The rest of the time we went on the journey of France that mom wanted to show me when she was "Chantal." and not just "mom." We left to go to Nice for a few days because she loved the Mediterranean Sea, then we went up to Le Havre for a few days to visit a classmate from her boarding school. Then we went to her boarding school:

It was a “tiny” castle in the hills far east of Paris. Nuns who my mom described as tiny penguins ran it. Some of the nuns were still there. It was definitely age that made them look more penguin-like, but they were tiny women who lived a life that was rural, quiet, and simple. This was in the early 90s, so they had electricity, but my mom spoke of them not even having that when she was there in the 70s. squat toilets, crunchy bread, lots of soup, and lots of apples with honey. This was a simple place that my mom called home for 2 years while her dad was in Zaire.

We walked around the apple orchard and she pointed out the old barn where she told me she had her first kiss. I rolled my eyes, but didn’t say a clichéd “ewww.” I'm glad she shared something like that with me. It was great. I couldn’t remember the place unless I asked her its name. The fact that she calls the show Seinfeld, “Steinfeld,” makes me think she might not get it exactly right, even today

After seeing the nuns who taught her two decades earlier, we walked back to the town, about 2 miles, and sat at a cafe by the train station. We grabbed an early dinner of steak frites. She got a bottle of wine, and poured me one glass before dinner. Then another during dinner. Tiny, wine buzz and all, we hopped on the train and rode back to Paris. I slept on the train for a little over an hour and she woke me up as we pulled into Gare de L'est. We walked around the city, looking for something to do for a teenager and his mid-30s mom. She heard a bunch of bongos and smelled flavored tobacco and we went to a jazz bar/night club where she talked to the owners about how she wanted to show her American son Paris and get him a glass of wine and have a good night.

Honestly, I got that wine buzz twisted into a buzz-buzz.

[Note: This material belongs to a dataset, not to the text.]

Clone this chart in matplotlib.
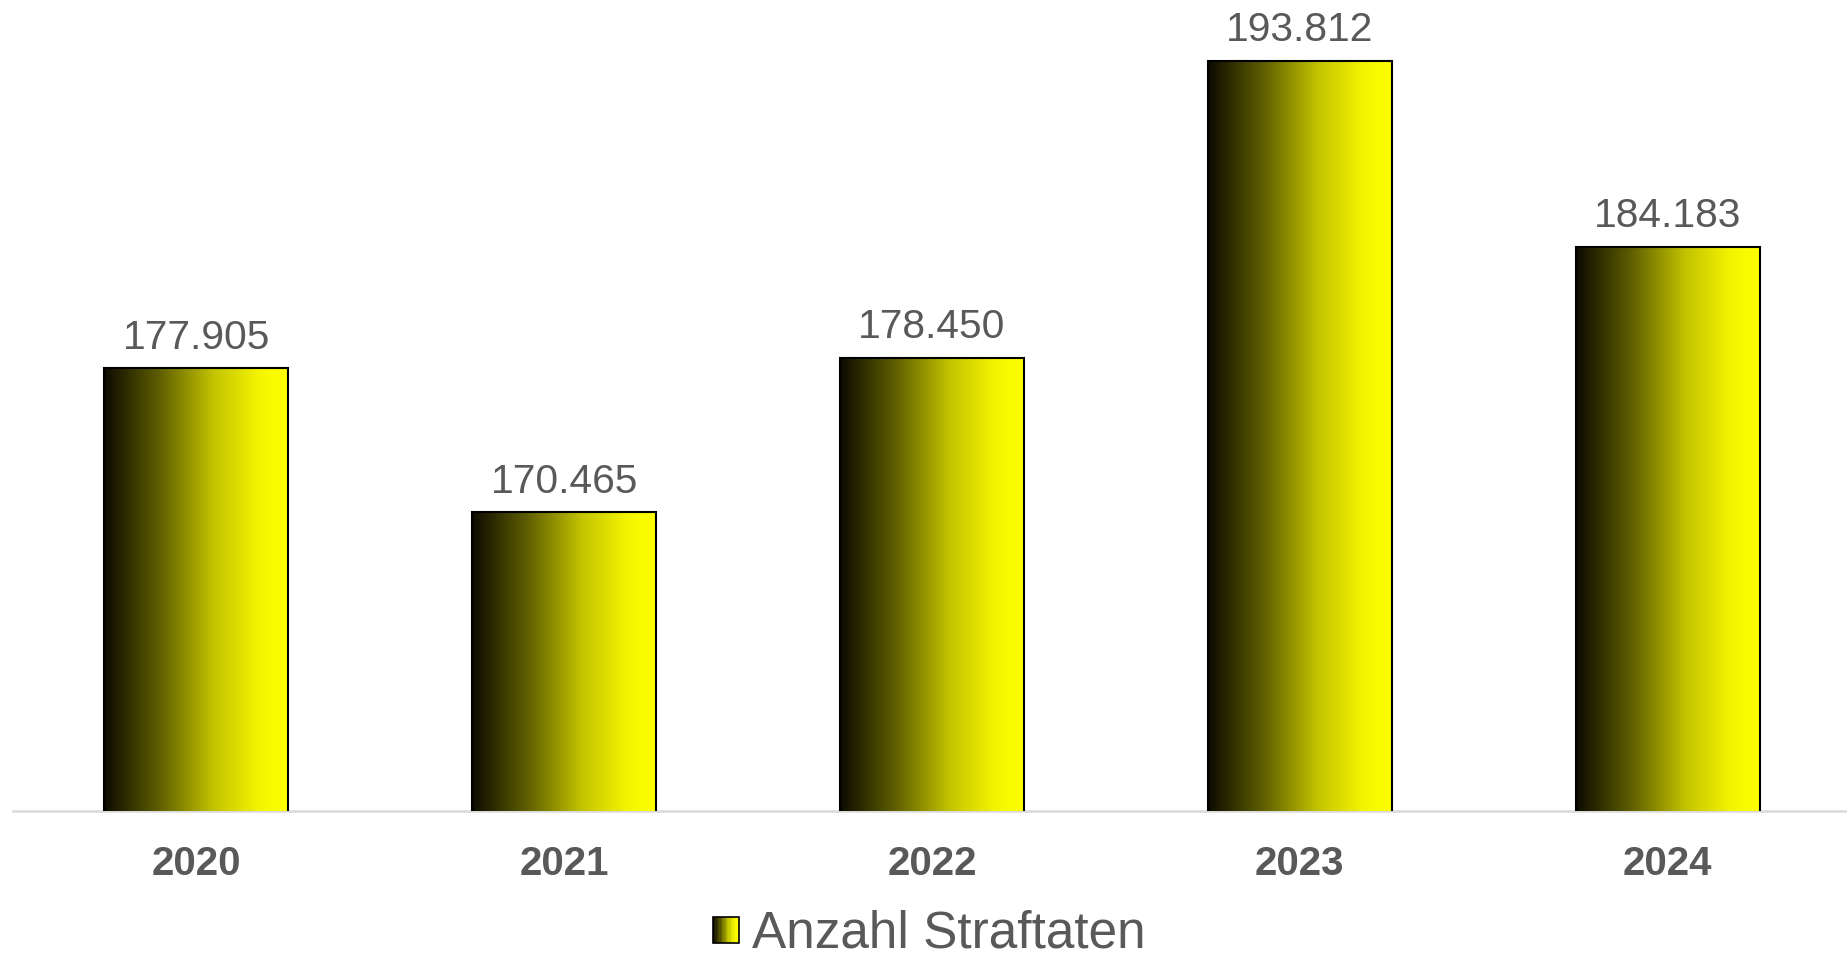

I was dancing to the music, with my mom twirling me around. After the second glass of wine, I got too buzzed and had to splash some water in my eyes. I forgot that the French water was different and my eyes were on fire! We had to take off because my contact lenses were aflame and I had to rip them out so it would stop. We made it back to the hotel and I flopped out on my bed, snoring like an old man.

The next morning she woke me up at 7 AM with a crepe and coffee. She got us on a bus for 8 AM to see Versaille. I'd find out later that I was what you call, "hungover." But what a place to be when you feel like a demon is in your body. I didn't get sick, but I walked around slowly, with that coffee, sipping it for about an hour until I felt like myself again. I know that luxury is ostentatious, but that hall of mirrors feels like something from another world. The grounds looked like an entire other palace. If you want to see something amazing, I'd put that in your book.

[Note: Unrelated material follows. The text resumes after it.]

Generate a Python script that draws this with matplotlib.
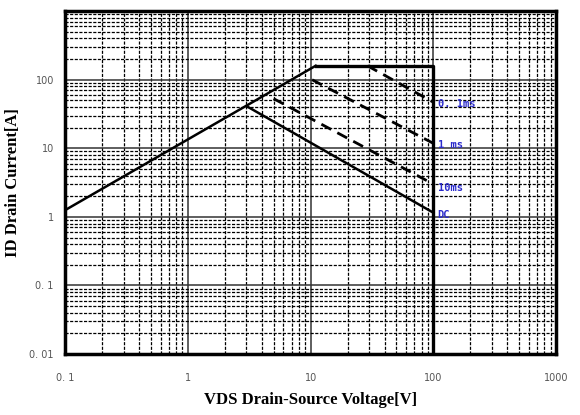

When we were done with the tour, we went back to Paris and met up with my grandparent's friends, the Jean-Gilles. They were friends of his from graduate school and they had moved to France because they wanted to get away from New York, before they ultimately retired in Miami. They showed us around the local spots in Paris: a local restaurant they liked, a perfume store for my mother, and finally a cafe to relax after walking for so many hours. When we parted ways, Dr. Jean-Gille (Mrs.) gave me a big hug and told me I was wonderfully mannered like my grandfather and Dr. Jean-Gille (Mr.) gave me his beret and congratulated me on not seeming so American while in France. He meant that in a good way, but I think she said it better.

We talked about that trip over the weekend because Dr. Jean-Gilles (Mr.) passed away a few weeks back without me knowing. When mortality hits, and one finds out from someone ill, it's doubly intense. It's why, when I say I want to live forever, it's because I love life and want to have as much it as possible. It's why I get on my case to be better, why I get on my mom's case to be better, and why I think things will ultimately be better than before. Regardless, at least I finally feel comfortable using swear words around my mom when I'm shocked.